───── EXCERPTED RECORDS ─────

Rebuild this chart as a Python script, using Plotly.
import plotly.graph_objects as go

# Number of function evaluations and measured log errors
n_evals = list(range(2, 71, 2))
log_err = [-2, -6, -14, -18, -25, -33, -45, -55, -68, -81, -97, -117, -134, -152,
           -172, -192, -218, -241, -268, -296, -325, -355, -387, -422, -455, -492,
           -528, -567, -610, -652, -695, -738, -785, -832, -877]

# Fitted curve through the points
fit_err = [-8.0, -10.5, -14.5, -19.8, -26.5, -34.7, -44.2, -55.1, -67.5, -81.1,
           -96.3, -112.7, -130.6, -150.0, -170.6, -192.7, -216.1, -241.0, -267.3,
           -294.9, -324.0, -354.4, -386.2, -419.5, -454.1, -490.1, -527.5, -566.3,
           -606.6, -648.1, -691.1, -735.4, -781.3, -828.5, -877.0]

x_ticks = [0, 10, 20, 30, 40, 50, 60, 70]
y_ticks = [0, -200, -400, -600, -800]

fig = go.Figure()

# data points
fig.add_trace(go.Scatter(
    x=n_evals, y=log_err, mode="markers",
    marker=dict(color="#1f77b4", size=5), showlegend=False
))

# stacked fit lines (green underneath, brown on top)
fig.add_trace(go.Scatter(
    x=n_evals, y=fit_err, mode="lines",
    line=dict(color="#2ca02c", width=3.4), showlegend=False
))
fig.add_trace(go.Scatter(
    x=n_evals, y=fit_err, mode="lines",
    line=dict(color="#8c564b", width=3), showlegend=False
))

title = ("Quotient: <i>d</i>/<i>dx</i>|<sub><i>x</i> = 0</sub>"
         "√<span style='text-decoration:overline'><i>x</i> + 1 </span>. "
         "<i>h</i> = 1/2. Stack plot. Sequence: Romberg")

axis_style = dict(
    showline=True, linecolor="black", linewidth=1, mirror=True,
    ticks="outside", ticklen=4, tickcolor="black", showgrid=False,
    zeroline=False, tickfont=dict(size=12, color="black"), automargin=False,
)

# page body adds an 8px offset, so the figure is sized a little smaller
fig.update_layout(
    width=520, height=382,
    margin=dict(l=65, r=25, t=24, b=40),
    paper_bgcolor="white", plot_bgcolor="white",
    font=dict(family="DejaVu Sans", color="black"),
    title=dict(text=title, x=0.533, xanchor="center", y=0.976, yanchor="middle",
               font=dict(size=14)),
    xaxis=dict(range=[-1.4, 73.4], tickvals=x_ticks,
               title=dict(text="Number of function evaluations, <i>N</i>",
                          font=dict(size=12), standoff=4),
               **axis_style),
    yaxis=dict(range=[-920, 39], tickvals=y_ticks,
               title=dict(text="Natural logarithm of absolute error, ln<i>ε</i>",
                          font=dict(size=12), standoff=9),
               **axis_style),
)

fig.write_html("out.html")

─────
───── EXCERPTED RECORDS ─────

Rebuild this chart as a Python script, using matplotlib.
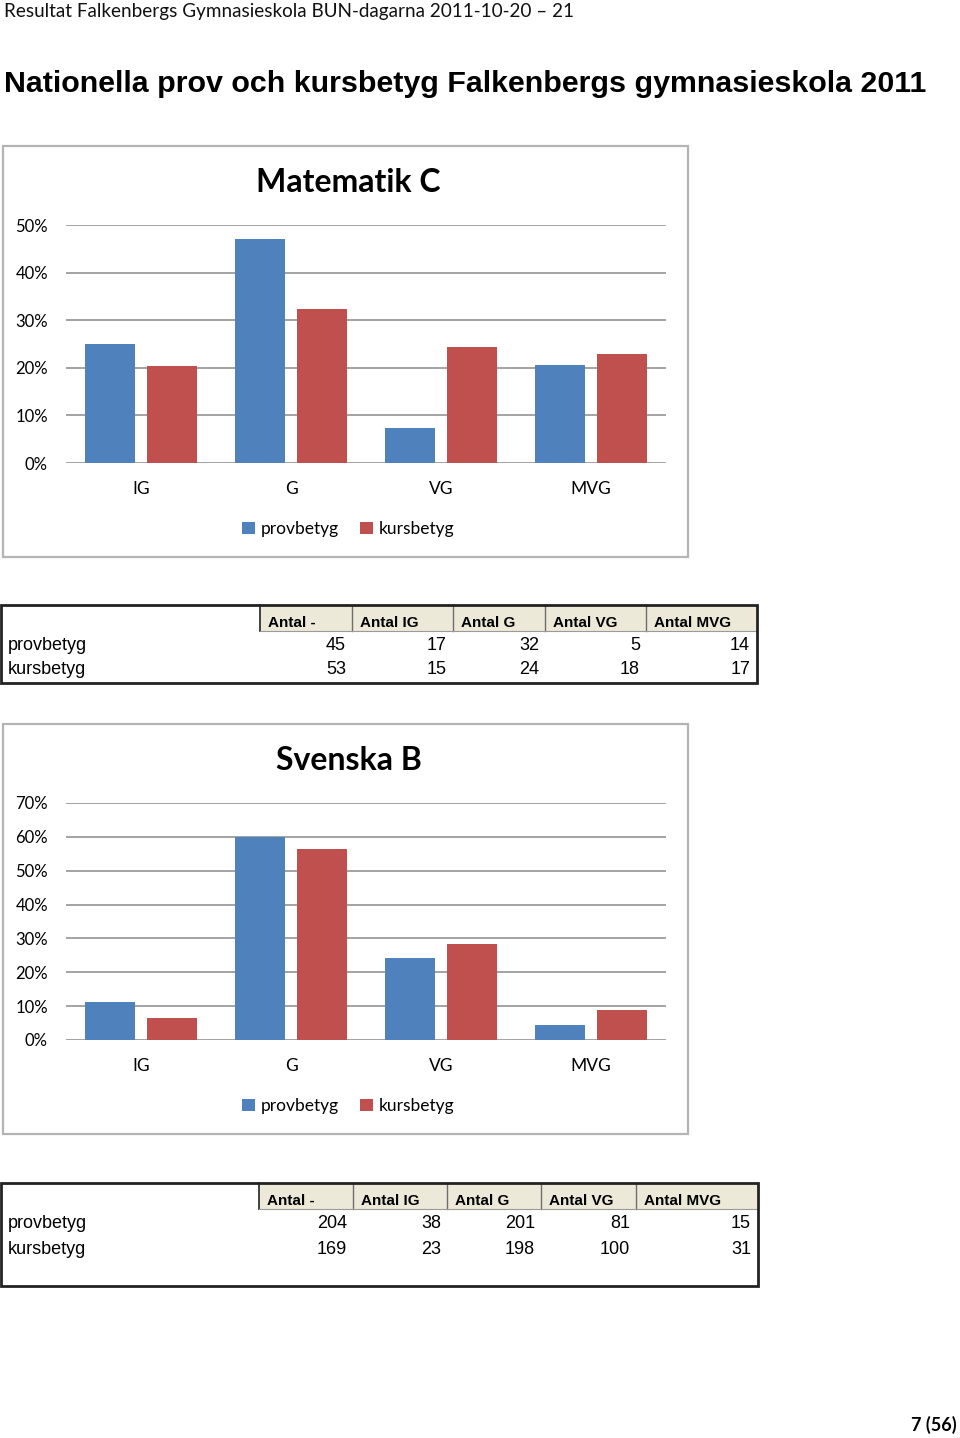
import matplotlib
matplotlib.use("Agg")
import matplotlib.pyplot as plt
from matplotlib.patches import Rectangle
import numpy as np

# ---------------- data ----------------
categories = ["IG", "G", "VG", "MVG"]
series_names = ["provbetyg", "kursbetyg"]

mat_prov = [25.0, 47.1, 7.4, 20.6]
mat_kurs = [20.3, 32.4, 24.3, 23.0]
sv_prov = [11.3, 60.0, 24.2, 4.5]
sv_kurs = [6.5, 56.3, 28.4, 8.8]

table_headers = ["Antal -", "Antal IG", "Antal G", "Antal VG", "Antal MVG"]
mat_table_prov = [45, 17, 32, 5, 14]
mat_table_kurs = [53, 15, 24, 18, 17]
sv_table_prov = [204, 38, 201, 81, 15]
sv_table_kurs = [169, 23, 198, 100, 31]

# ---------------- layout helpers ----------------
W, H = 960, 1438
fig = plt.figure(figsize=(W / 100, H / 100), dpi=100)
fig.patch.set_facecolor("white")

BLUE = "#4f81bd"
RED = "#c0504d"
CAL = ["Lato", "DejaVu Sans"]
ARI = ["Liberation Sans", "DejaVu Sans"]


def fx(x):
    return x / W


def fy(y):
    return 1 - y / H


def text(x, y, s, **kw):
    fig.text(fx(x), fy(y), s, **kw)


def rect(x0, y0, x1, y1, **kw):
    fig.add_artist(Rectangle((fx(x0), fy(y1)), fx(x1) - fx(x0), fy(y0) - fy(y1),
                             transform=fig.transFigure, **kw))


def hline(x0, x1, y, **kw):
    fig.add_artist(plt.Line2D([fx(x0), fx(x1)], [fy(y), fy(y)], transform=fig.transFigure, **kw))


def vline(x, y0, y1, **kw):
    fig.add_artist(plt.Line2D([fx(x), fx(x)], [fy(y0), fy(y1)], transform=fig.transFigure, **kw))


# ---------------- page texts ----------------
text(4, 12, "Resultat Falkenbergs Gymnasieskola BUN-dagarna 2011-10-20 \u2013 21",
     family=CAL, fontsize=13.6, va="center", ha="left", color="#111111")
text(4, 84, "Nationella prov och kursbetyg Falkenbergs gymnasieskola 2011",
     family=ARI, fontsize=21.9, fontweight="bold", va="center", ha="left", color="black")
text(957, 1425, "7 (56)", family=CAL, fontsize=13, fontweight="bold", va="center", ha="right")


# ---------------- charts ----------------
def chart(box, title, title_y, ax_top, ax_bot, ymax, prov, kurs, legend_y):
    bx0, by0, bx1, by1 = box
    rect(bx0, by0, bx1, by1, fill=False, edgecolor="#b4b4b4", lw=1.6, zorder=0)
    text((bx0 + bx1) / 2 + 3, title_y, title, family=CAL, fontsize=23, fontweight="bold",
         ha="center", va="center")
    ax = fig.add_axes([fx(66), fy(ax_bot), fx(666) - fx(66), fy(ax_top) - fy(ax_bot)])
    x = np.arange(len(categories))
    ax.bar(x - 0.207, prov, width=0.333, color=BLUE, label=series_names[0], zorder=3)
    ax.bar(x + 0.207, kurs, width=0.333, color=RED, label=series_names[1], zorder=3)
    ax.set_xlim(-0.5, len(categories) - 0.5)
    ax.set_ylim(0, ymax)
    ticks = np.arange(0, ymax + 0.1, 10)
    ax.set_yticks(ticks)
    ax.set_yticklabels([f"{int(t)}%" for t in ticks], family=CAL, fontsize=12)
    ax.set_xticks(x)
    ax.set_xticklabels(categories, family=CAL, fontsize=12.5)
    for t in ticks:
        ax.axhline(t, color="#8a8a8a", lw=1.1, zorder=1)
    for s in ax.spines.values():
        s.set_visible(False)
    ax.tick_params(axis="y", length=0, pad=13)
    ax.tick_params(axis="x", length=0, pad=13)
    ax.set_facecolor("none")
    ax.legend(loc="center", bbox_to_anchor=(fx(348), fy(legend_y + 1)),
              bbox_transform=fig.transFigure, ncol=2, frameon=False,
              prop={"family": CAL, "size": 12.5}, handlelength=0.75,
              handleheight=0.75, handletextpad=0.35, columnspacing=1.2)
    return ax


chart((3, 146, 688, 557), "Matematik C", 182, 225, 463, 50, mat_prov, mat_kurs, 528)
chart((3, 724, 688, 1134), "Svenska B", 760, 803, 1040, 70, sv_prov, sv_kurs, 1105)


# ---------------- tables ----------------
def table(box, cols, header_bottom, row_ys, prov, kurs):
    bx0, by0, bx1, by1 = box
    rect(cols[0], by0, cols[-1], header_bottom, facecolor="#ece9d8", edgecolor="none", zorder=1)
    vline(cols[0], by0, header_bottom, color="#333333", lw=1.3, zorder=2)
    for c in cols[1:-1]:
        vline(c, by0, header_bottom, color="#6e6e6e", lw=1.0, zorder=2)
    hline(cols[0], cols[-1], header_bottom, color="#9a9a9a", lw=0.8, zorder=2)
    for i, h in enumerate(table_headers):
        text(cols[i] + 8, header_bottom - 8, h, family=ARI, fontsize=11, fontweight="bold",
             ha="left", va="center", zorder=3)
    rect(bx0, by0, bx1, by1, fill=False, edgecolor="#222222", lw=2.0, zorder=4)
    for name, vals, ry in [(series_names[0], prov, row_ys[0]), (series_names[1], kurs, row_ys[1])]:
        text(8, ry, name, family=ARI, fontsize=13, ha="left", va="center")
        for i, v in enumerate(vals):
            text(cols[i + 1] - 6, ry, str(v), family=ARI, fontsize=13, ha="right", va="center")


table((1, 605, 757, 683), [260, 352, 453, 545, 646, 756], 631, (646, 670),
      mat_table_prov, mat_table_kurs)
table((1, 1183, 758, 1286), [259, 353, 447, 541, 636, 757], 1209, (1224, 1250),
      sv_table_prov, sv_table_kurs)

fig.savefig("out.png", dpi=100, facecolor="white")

─────

*WORK INSTRUCTIONS*. Within the listing above, locate the line containing "Rebuild this chart as a Python script, using Plotly." and the line containing "import plotly.graph_objects as go". Reproduce those two lines and all lines between them exactly, with nothing added.

*WRITTEN SOLUTION*.
Rebuild this chart as a Python script, using Plotly.
import plotly.graph_objects as go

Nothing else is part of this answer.